Ready Player One is not without its flaws, but is definitely an entertaining film. From the fluid, slick-looking CGI to a fast-paced story progression, it is exciting from start to finish even as some of the plot elements are laughable at best and problematic at worst. Even so, Spielberg’s steady directorial vision is felt throughout this film, a weighted precision necessary to distill such an ambitious project into proper form.

The concept of the film is already interesting, given what is becoming technological reality in today’s world. Social media and augmented reality games have given people a window to build a virtual presence just as important as real, physical lives in many ways. At the start, Spielberg tries to paint the picture of how essential the OASIS is in people’s sense of value and purpose. He does this through Watts, who narrates the backstory of the virtual world, explains what is at stake if someone’s avatar dies in game, and shows the realm of possibilities in the OASIS. Spielberg further does well portraying how prevalent visiting the OASIS is, with trailer parks and office buildings full of people playing the game.

All this is very important to establish significance and gravity to the story’s plot developments. However, the emotional grip of the film depends entirely on whether the viewer believes there is something actually at stake. When an avatar in the OASIS dies, the real world player simply loses all of their cash points and collectibles. They can then respawn starting at level one with zero cash and property. Therefore, this is the principal “risk” the main characters take when they try and stop Nolan Sorrento from taking over the OASIS. Moreover, what is ultimately on the line is really just a virtual video game people play. Nothing in the real world will really be changed or affected.

Nevertheless, Spielberg does make attempts to depict how essential the OASIS is in people’s daily lives, including a scene where someone tries to commit suicide when their avatar dies in-game. Time after time though, when the main characters “risk” their avatars to save the OASIS, none of it feels as if it matters. After all, they’re just risking a virtual life and virtual cash points, nothing worth any real value. As such, Spielberg has the difficult task of trying to make the OASIS seem serious when viewers may just find it all entirely inconsequential. In this respect, the emotional grip of the film is weakened at points in the story where everything seems at “stake” or if players “sacrifice their lives” in the end battle scene.
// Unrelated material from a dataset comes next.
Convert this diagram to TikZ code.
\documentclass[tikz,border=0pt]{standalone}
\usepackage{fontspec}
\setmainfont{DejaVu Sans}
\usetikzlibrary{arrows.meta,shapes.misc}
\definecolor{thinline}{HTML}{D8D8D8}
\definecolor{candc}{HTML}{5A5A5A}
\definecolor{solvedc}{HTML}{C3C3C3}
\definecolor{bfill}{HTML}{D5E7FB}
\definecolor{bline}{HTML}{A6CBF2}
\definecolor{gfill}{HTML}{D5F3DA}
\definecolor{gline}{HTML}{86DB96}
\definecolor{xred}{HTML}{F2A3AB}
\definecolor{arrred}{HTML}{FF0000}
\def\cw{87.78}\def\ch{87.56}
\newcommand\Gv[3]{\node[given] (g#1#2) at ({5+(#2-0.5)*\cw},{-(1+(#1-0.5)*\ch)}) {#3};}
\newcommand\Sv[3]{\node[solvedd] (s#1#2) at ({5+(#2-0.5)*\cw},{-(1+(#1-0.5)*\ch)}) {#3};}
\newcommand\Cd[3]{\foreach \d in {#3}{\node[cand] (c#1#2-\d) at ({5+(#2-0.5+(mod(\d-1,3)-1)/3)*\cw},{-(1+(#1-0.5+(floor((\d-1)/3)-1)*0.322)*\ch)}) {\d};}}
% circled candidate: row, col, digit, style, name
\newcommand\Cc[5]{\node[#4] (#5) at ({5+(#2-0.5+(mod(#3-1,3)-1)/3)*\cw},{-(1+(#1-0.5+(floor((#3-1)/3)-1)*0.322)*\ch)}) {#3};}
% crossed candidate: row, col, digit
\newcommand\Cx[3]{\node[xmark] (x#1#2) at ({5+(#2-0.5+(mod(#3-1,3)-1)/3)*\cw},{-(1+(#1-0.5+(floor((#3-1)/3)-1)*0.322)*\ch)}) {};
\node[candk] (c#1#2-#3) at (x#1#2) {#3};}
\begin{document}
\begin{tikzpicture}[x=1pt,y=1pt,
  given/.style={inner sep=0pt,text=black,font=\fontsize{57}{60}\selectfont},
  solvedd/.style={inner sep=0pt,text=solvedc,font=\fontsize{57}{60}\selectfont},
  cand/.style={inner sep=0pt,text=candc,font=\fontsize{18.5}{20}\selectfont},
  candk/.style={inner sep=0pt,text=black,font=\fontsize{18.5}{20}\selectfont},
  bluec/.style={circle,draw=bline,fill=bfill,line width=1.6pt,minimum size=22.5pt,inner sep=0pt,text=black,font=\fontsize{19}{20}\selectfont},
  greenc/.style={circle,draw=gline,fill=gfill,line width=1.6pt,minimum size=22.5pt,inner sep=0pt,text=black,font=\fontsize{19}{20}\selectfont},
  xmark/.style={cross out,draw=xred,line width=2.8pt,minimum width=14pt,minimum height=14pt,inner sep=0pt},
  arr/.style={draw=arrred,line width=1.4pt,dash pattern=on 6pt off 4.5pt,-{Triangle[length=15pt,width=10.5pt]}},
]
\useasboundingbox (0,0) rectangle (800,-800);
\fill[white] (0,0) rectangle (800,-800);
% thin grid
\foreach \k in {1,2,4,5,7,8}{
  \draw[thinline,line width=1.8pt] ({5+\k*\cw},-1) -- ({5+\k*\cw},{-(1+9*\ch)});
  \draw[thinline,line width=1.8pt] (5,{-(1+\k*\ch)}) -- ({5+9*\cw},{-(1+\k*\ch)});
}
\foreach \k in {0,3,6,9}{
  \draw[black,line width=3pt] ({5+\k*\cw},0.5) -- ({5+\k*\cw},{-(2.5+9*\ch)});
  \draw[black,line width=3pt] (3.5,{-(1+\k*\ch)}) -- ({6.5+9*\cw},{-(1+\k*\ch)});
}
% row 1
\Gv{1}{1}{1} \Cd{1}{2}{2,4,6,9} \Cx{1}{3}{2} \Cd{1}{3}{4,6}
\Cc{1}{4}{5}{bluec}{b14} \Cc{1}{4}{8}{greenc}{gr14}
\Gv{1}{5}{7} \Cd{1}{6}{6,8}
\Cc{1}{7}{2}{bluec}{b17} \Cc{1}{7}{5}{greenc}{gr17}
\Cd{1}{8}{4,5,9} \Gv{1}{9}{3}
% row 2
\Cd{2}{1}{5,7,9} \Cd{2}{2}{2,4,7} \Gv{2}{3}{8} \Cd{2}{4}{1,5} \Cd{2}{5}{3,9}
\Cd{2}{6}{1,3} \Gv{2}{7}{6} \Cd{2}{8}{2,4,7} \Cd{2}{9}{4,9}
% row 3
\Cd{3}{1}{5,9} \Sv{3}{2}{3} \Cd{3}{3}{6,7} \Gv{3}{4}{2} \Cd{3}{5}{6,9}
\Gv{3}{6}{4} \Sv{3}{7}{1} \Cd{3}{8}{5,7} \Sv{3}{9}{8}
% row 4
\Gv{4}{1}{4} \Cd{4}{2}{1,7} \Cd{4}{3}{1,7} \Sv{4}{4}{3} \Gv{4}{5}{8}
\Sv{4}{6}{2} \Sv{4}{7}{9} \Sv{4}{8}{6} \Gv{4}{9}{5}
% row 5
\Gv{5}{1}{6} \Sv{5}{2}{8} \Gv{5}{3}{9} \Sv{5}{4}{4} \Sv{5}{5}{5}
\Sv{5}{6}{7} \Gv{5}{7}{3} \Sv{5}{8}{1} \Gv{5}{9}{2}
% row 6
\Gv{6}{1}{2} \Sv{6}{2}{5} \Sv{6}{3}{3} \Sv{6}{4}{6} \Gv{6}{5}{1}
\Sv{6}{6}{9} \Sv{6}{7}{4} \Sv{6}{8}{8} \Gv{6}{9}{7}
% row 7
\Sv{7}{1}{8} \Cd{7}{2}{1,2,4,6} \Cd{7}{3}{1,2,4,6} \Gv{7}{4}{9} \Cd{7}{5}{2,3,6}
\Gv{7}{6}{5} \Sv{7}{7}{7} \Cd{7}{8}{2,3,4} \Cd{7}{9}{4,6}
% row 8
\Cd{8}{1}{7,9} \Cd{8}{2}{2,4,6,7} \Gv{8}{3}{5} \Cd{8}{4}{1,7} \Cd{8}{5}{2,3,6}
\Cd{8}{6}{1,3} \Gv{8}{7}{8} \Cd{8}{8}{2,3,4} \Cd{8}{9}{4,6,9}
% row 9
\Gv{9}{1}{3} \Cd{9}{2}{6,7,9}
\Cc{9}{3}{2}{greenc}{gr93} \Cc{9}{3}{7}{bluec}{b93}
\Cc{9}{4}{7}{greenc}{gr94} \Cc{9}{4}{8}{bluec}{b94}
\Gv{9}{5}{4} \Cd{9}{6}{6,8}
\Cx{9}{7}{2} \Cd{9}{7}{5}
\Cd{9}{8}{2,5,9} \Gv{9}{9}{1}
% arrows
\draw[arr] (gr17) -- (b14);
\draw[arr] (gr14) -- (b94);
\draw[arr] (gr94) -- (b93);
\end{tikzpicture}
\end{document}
Still, the film is a lot of fun with a large amount of references to nerd and gaming culture. The race car scene is utterly gorgeous and action packed, striking the tones of pure movie magic. Certainly, the main characters, both the real life and OASIS versions, add a lot of humor and style to the film. Watts/Parzival and his love interest Samantha/Art3mis share a great on-screen chemistry providing a good romance angle to the story. Mendelsohn also does well as a villain ruthlessly pursuing his goals.
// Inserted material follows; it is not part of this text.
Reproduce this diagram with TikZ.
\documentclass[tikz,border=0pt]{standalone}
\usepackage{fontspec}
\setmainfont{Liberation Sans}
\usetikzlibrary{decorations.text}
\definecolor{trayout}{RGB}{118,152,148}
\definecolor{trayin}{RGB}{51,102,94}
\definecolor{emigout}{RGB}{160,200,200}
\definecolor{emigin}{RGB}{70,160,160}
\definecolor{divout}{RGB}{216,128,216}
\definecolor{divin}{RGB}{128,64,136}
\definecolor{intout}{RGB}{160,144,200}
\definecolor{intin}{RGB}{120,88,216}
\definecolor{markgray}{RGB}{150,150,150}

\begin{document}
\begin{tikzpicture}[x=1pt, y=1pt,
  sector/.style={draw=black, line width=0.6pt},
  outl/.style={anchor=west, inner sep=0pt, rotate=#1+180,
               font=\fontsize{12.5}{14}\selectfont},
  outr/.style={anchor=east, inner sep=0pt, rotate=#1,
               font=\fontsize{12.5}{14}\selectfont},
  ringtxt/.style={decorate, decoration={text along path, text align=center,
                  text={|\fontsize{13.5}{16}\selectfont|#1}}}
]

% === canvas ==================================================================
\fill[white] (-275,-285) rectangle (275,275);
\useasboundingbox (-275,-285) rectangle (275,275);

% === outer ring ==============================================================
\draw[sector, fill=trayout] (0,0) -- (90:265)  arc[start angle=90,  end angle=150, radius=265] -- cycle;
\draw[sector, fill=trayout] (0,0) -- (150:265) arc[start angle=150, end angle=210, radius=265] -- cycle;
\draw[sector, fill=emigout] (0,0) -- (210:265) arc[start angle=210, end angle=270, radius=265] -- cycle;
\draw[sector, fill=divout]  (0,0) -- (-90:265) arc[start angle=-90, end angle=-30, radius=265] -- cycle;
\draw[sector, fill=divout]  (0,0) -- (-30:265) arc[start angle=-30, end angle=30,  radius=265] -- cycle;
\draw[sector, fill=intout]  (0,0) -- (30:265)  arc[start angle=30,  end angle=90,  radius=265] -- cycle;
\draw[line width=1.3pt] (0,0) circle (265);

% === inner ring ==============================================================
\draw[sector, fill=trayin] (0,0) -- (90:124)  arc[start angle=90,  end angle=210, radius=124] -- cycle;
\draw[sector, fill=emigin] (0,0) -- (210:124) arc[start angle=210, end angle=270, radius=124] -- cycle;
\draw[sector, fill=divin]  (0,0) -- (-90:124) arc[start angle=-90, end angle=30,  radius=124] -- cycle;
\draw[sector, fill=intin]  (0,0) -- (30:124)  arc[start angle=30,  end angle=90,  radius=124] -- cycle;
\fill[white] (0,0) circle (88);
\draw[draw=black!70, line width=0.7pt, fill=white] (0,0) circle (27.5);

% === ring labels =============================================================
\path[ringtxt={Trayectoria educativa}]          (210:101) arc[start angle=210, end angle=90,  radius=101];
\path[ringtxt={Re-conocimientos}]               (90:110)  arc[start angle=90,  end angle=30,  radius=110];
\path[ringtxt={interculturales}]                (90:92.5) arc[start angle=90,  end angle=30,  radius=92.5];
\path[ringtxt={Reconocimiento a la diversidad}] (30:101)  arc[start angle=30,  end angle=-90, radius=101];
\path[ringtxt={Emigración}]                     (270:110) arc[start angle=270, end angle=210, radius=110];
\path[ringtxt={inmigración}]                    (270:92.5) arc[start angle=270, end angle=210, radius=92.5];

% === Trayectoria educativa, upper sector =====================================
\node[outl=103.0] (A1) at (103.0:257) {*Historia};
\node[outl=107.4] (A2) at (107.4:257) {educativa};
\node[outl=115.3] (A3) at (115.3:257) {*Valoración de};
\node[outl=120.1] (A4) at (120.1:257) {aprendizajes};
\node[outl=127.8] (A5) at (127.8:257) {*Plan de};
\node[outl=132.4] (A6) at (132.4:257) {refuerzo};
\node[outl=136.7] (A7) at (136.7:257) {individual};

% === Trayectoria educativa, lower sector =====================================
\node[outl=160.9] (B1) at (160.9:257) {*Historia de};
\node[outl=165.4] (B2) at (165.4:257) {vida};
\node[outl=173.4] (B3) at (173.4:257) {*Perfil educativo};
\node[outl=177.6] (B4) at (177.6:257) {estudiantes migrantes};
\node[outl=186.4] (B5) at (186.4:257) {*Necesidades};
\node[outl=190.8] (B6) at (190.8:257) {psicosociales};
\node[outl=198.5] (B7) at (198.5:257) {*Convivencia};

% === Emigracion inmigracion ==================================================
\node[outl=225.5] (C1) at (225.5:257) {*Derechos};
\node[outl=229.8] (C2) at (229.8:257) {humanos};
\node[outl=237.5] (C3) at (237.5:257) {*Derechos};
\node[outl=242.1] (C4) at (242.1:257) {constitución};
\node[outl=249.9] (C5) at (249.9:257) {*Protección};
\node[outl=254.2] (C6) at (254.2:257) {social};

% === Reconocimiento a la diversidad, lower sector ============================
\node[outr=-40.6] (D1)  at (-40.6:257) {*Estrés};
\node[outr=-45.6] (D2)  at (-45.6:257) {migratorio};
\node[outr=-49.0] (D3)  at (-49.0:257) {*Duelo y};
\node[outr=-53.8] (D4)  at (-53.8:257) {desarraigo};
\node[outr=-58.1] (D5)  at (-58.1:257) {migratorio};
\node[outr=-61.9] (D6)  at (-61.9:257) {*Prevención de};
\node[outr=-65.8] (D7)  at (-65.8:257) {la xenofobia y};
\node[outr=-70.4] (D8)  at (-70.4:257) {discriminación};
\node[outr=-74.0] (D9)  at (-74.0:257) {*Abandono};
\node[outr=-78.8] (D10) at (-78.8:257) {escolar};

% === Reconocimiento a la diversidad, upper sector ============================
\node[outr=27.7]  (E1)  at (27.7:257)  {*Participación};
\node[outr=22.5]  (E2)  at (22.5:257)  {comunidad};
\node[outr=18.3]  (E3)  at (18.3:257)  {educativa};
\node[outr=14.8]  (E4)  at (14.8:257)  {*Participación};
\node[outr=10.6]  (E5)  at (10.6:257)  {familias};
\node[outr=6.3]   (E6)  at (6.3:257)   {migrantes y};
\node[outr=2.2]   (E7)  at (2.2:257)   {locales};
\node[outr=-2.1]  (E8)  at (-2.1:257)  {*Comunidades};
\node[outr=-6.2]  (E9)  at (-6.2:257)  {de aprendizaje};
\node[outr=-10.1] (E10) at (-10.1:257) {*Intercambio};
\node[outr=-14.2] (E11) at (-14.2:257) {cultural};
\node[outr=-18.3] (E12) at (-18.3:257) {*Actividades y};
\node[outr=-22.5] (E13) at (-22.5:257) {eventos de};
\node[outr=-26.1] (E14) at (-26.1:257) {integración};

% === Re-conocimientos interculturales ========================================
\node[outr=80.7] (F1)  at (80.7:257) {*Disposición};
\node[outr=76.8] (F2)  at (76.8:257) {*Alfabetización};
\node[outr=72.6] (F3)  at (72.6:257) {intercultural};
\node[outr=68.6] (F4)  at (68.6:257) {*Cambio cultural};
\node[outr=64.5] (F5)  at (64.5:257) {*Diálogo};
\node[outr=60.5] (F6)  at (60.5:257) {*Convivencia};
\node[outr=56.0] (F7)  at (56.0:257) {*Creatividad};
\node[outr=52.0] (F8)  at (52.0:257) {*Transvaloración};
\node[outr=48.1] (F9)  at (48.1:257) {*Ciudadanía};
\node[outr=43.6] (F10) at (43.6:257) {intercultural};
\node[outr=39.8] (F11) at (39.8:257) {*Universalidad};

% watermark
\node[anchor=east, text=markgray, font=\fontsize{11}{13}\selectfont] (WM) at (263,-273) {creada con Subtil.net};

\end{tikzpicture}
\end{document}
While it is a heavily story-driven film, Spielberg sprinkles a number of scenes, such as the one with Halliday at the end, where the characters add depth and emotion to the overall plot. The end result is a very good balance of action and sentiment and a sweeping sense of grandeur. Yet, some of the film’s practical problems are hard to ignore, including the issue of people playing in the OASIS on the streets not being hit by cars or how a video game company happens to have quasi-military personnel on hand. On the other hand, just like the OASIS, these questions might be completely immaterial.